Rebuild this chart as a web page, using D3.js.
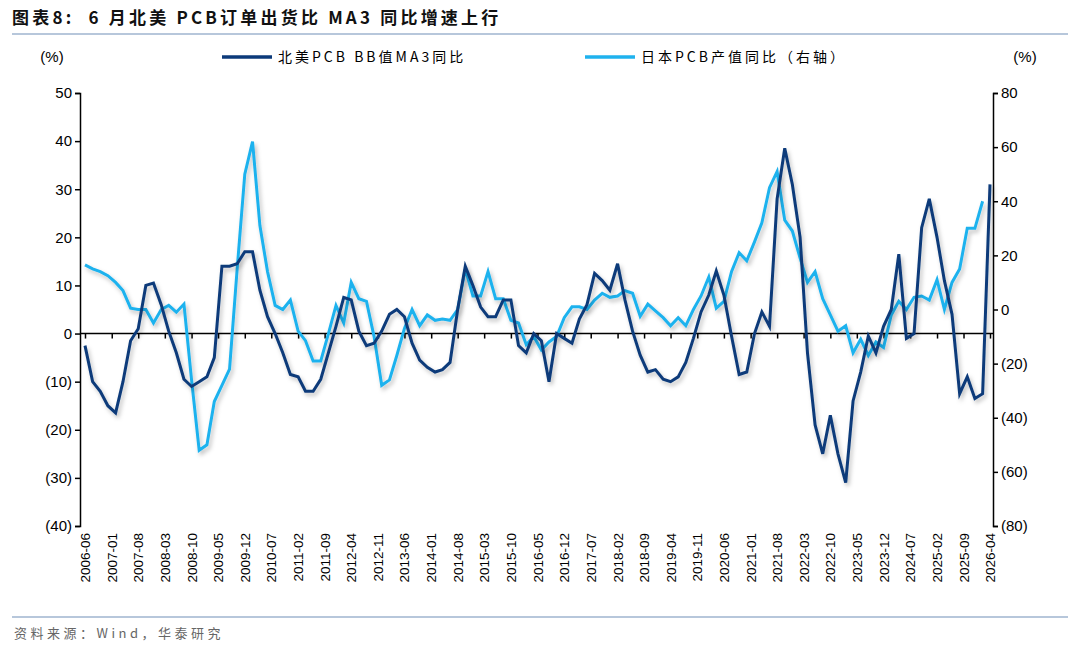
<!DOCTYPE html>
<html>
<head>
<meta charset="utf-8" />
<title>图表8</title>
<style type="text/css">
body{ margin:0; background:#fff; font-family:"Noto Sans CJK SC","Noto Sans",sans-serif; }
</style>
<script src="https://d3js.org/d3.v7.min.js"></script>
</head>
<body>
<div id="chart"></div>
<script>
// 北美PCB BB值MA3同比 (左轴), 2006-06起每两个月一个读数
var bbValues = [-2.5,-10,-12,-15,-16.5,-10,-1.5,1,10,10.5,6,0.5,-4,-9.5,-11,-10,-9,-5,14,14,
14.5,17,17,9,3.5,0,-4,-8.5,-9,-12,-12,-9.5,-4,1.5,7.5,7,0.5,-2.5,-2,0.5,
4,5,3.5,-2,-5.5,-7,-8,-7.5,-6,5,14,10,5.5,3.5,3.5,7,7,-2.5,-4,0,
-1.5,-10,0,-1,-2,3,6,12.5,11,9,14.5,7,0.5,-4.5,-8,-7.5,-9.5,-10,-9,-6,
-1,4.5,8,13,8,-0.5,-8.5,-8,0,4.5,1.5,28,38.5,31,20,-4,-19,-25,-17,-25,
-31,-14,-8,-0.5,-4,1.5,5,16.5,-1,0,22,28,20,11,4,-12.5,-9,-13.5,-12.5,31];
// 日本PCB产值同比 (右轴)
var jpValues = [16.5,15,14,12.5,10,7,0.5,0,0,-5,0,1.5,-1,2,-26,-52,-50,-34,-28,-22,
15,50,62,31,14,1.5,0,3.5,-8,-11.5,-19,-19,-9,1.5,-5,10,4,3,-10,-28,
-26,-17,-7,0,-6,-2,-4,-3.5,-4,0,15,5,5,14,4,4,-4,-5,-13,-10,
-15,-12,-10,-3,1,1,0,3.5,6,4.5,5,7,6,-2.5,2,-0.5,-3,-6,-3,-6,
0,5,12,0.5,3,14,21,18,25,32,45,51,33,29,19,10,14,4,-2,-8,
-6,-16,-11,-17,-12,-14,-2,3,0,4.5,5,3.5,11,0,10,15,30,30,40];
var startDate = new Date(2006, 5, 1);
var stepMonths = 2;
var leftTicks = [50,40,30,20,10,0,-10,-20,-30,-40];
var rightTicks = [80,60,40,20,0,-20,-40,-60,-80];
var tickLabelMonths = d3.range(0, 239, 7);
var seriesNames = ["北美PCB BB值MA3同比", "日本PCB产值同比（右轴）"];
var colors = ["#0c3a7a", "#1fb2ee"];

var W = 1080, H = 650;
var svg = d3.select("#chart").append("svg").attr("width", W).attr("height", H);

var defs = svg.append("defs");
var f = defs.append("filter").attr("id","sh").attr("x","-5%").attr("y","-5%").attr("width","110%").attr("height","120%");
f.append("feDropShadow").attr("dx",2).attr("dy",3).attr("stdDeviation",2).attr("flood-color","#000").attr("flood-opacity",0.25);

// 标题
svg.append("text").attr("x",12).attr("y",24).attr("font-size",17).attr("font-weight","bold").attr("fill","#111")
	.attr("letter-spacing",3.2).attr("xml:space","preserve")
	.text("图表8:  6 月北美 PCB订单出货比 MA3 同比增速上行");
svg.append("line").attr("x1",12).attr("x2",1068).attr("y1",34).attr("y2",34).attr("stroke","#9fb4cf").attr("stroke-width",1.5);
svg.append("line").attr("x1",12).attr("x2",1068).attr("y1",617).attr("y2",617).attr("stroke","#9fb4cf").attr("stroke-width",1.5);
svg.append("text").attr("x",14).attr("y",638).attr("font-size",13).attr("fill","#666").attr("letter-spacing",3.5)
	.text("资料来源：Wind，华泰研究");

function monthDate(m){ return d3.timeMonth.offset(startDate, m); }
var x = d3.scaleTime().domain([monthDate(0), monthDate(238)]).range([85, 990]);
var yL = d3.scaleLinear().domain([-40,50]).range([526,93]);
var yR = d3.scaleLinear().domain([-80,80]).range([526,93]);

// 左右轴
var gL = svg.append("g").attr("transform","translate(80,0)")
	.call(d3.axisLeft(yL).tickValues(leftTicks).tickSize(5).tickFormat(function(d){ return d<0 ? "("+(-d)+")" : d; }));
var gR = svg.append("g").attr("transform","translate(993,0)")
	.call(d3.axisRight(yR).tickValues(rightTicks).tickSize(5).tickFormat(function(d){ return d<0 ? "("+(-d)+")" : d; }));
[gL,gR].forEach(function(g){
	g.select(".domain").attr("stroke","#000").attr("stroke-width",1.5);
	g.selectAll(".tick line").attr("stroke","#000").attr("stroke-width",1.5);
	g.selectAll("text").attr("font-size",15).attr("font-family","Arial, Liberation Sans").attr("fill","#000");
});
svg.append("text").attr("x",52).attr("y",62).attr("font-size",15).attr("font-family","Arial, Liberation Sans").attr("text-anchor","middle").text("(%)");
svg.append("text").attr("x",1025).attr("y",62).attr("font-size",15).attr("font-family","Arial, Liberation Sans").attr("text-anchor","middle").text("(%)");

// 零线与x轴
var gX = svg.append("g").attr("transform","translate(0,"+yL(0)+")")
	.call(d3.axisBottom(x).tickValues(tickLabelMonths.map(monthDate)).tickSize(5).tickFormat(""));
gX.select(".domain").remove();
gX.selectAll(".tick line").attr("stroke","#000").attr("stroke-width",1.5);
svg.append("line").attr("x1",80).attr("x2",993).attr("y1",yL(0)).attr("y2",yL(0)).attr("stroke","#000").attr("stroke-width",1.5);
svg.selectAll(".xlab").data(tickLabelMonths).enter().append("text")
	.attr("class","xlab")
	.attr("transform",function(d){ return "translate("+(x(monthDate(d))+5)+",533) rotate(-90)"; })
	.attr("text-anchor","end").attr("font-size",13.5).attr("font-family","Arial, Liberation Sans")
	.text(function(d){ return d3.timeFormat("%Y-%m")(monthDate(d)); });

// 折线
var lineL = d3.line().x(function(d,i){ return x(monthDate(i*stepMonths)); }).y(function(d){ return yL(d); });
var lineR = d3.line().x(function(d,i){ return x(monthDate(i*stepMonths)); }).y(function(d){ return yR(d); });
svg.append("path").datum(jpValues).attr("d",lineR).attr("fill","none").attr("stroke",colors[1]).attr("stroke-width",3).attr("filter","url(#sh)");
svg.append("path").datum(bbValues).attr("d",lineL).attr("fill","none").attr("stroke",colors[0]).attr("stroke-width",3).attr("filter","url(#sh)");

// 图例
var legX = [222, 585];
seriesNames.forEach(function(n,i){
	svg.append("line").attr("x1",legX[i]).attr("x2",legX[i]+50).attr("y1",57).attr("y2",57).attr("stroke",colors[i]).attr("stroke-width",3.5);
	svg.append("text").attr("x",legX[i]+56).attr("y",62).attr("font-size",14).attr("letter-spacing",3).text(n);
});
</script>
</body>
</html>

**Directions for this task**
Return all of the data exactly as written, and drop the pictures.

**Finished exercise**
Rebuild this chart as a web page, using D3.js.
<!DOCTYPE html>
<html>
<head>
<meta charset="utf-8" />
<title>图表8</title>
<style type="text/css">
body{ margin:0; background:#fff; font-family:"Noto Sans CJK SC","Noto Sans",sans-serif; }
</style>
<script src="https://d3js.org/d3.v7.min.js"></script>
</head>
<body>
<div id="chart"></div>
<script>
// 北美PCB BB值MA3同比 (左轴), 2006-06起每两个月一个读数
var bbValues = [-2.5,-10,-12,-15,-16.5,-10,-1.5,1,10,10.5,6,0.5,-4,-9.5,-11,-10,-9,-5,14,14,
14.5,17,17,9,3.5,0,-4,-8.5,-9,-12,-12,-9.5,-4,1.5,7.5,7,0.5,-2.5,-2,0.5,
4,5,3.5,-2,-5.5,-7,-8,-7.5,-6,5,14,10,5.5,3.5,3.5,7,7,-2.5,-4,0,
-1.5,-10,0,-1,-2,3,6,12.5,11,9,14.5,7,0.5,-4.5,-8,-7.5,-9.5,-10,-9,-6,
-1,4.5,8,13,8,-0.5,-8.5,-8,0,4.5,1.5,28,38.5,31,20,-4,-19,-25,-17,-25,
-31,-14,-8,-0.5,-4,1.5,5,16.5,-1,0,22,28,20,11,4,-12.5,-9,-13.5,-12.5,31];
// 日本PCB产值同比 (右轴)
var jpValues = [16.5,15,14,12.5,10,7,0.5,0,0,-5,0,1.5,-1,2,-26,-52,-50,-34,-28,-22,
15,50,62,31,14,1.5,0,3.5,-8,-11.5,-19,-19,-9,1.5,-5,10,4,3,-10,-28,
-26,-17,-7,0,-6,-2,-4,-3.5,-4,0,15,5,5,14,4,4,-4,-5,-13,-10,
-15,-12,-10,-3,1,1,0,3.5,6,4.5,5,7,6,-2.5,2,-0.5,-3,-6,-3,-6,
0,5,12,0.5,3,14,21,18,25,32,45,51,33,29,19,10,14,4,-2,-8,
-6,-16,-11,-17,-12,-14,-2,3,0,4.5,5,3.5,11,0,10,15,30,30,40];
var startDate = new Date(2006, 5, 1);
var stepMonths = 2;
var leftTicks = [50,40,30,20,10,0,-10,-20,-30,-40];
var rightTicks = [80,60,40,20,0,-20,-40,-60,-80];
var tickLabelMonths = d3.range(0, 239, 7);
var seriesNames = ["北美PCB BB值MA3同比", "日本PCB产值同比（右轴）"];
var colors = ["#0c3a7a", "#1fb2ee"];

var W = 1080, H = 650;
var svg = d3.select("#chart").append("svg").attr("width", W).attr("height", H);

var defs = svg.append("defs");
var f = defs.append("filter").attr("id","sh").attr("x","-5%").attr("y","-5%").attr("width","110%").attr("height","120%");
f.append("feDropShadow").attr("dx",2).attr("dy",3).attr("stdDeviation",2).attr("flood-color","#000").attr("flood-opacity",0.25);

// 标题
svg.append("text").attr("x",12).attr("y",24).attr("font-size",17).attr("font-weight","bold").attr("fill","#111")
	.attr("letter-spacing",3.2).attr("xml:space","preserve")
	.text("图表8:  6 月北美 PCB订单出货比 MA3 同比增速上行");
svg.append("line").attr("x1",12).attr("x2",1068).attr("y1",34).attr("y2",34).attr("stroke","#9fb4cf").attr("stroke-width",1.5);
svg.append("line").attr("x1",12).attr("x2",1068).attr("y1",617).attr("y2",617).attr("stroke","#9fb4cf").attr("stroke-width",1.5);
svg.append("text").attr("x",14).attr("y",638).attr("font-size",13).attr("fill","#666").attr("letter-spacing",3.5)
	.text("资料来源：Wind，华泰研究");

function monthDate(m){ return d3.timeMonth.offset(startDate, m); }
var x = d3.scaleTime().domain([monthDate(0), monthDate(238)]).range([85, 990]);
var yL = d3.scaleLinear().domain([-40,50]).range([526,93]);
var yR = d3.scaleLinear().domain([-80,80]).range([526,93]);

// 左右轴
var gL = svg.append("g").attr("transform","translate(80,0)")
	.call(d3.axisLeft(yL).tickValues(leftTicks).tickSize(5).tickFormat(function(d){ return d<0 ? "("+(-d)+")" : d; }));
var gR = svg.append("g").attr("transform","translate(993,0)")
	.call(d3.axisRight(yR).tickValues(rightTicks).tickSize(5).tickFormat(function(d){ return d<0 ? "("+(-d)+")" : d; }));
[gL,gR].forEach(function(g){
	g.select(".domain").attr("stroke","#000").attr("stroke-width",1.5);
	g.selectAll(".tick line").attr("stroke","#000").attr("stroke-width",1.5);
	g.selectAll("text").attr("font-size",15).attr("font-family","Arial, Liberation Sans").attr("fill","#000");
});
svg.append("text").attr("x",52).attr("y",62).attr("font-size",15).attr("font-family","Arial, Liberation Sans").attr("text-anchor","middle").text("(%)");
svg.append("text").attr("x",1025).attr("y",62).attr("font-size",15).attr("font-family","Arial, Liberation Sans").attr("text-anchor","middle").text("(%)");

// 零线与x轴
var gX = svg.append("g").attr("transform","translate(0,"+yL(0)+")")
	.call(d3.axisBottom(x).tickValues(tickLabelMonths.map(monthDate)).tickSize(5).tickFormat(""));
gX.select(".domain").remove();
gX.selectAll(".tick line").attr("stroke","#000").attr("stroke-width",1.5);
svg.append("line").attr("x1",80).attr("x2",993).attr("y1",yL(0)).attr("y2",yL(0)).attr("stroke","#000").attr("stroke-width",1.5);
svg.selectAll(".xlab").data(tickLabelMonths).enter().append("text")
	.attr("class","xlab")
	.attr("transform",function(d){ return "translate("+(x(monthDate(d))+5)+",533) rotate(-90)"; })
	.attr("text-anchor","end").attr("font-size",13.5).attr("font-family","Arial, Liberation Sans")
	.text(function(d){ return d3.timeFormat("%Y-%m")(monthDate(d)); });

// 折线
var lineL = d3.line().x(function(d,i){ return x(monthDate(i*stepMonths)); }).y(function(d){ return yL(d); });
var lineR = d3.line().x(function(d,i){ return x(monthDate(i*stepMonths)); }).y(function(d){ return yR(d); });
svg.append("path").datum(jpValues).attr("d",lineR).attr("fill","none").attr("stroke",colors[1]).attr("stroke-width",3).attr("filter","url(#sh)");
svg.append("path").datum(bbValues).attr("d",lineL).attr("fill","none").attr("stroke",colors[0]).attr("stroke-width",3).attr("filter","url(#sh)");

// 图例
var legX = [222, 585];
seriesNames.forEach(function(n,i){
	svg.append("line").attr("x1",legX[i]).attr("x2",legX[i]+50).attr("y1",57).attr("y2",57).attr("stroke",colors[i]).attr("stroke-width",3.5);
	svg.append("text").attr("x",legX[i]+56).attr("y",62).attr("font-size",14).attr("letter-spacing",3).text(n);
});
</script>
</body>
</html>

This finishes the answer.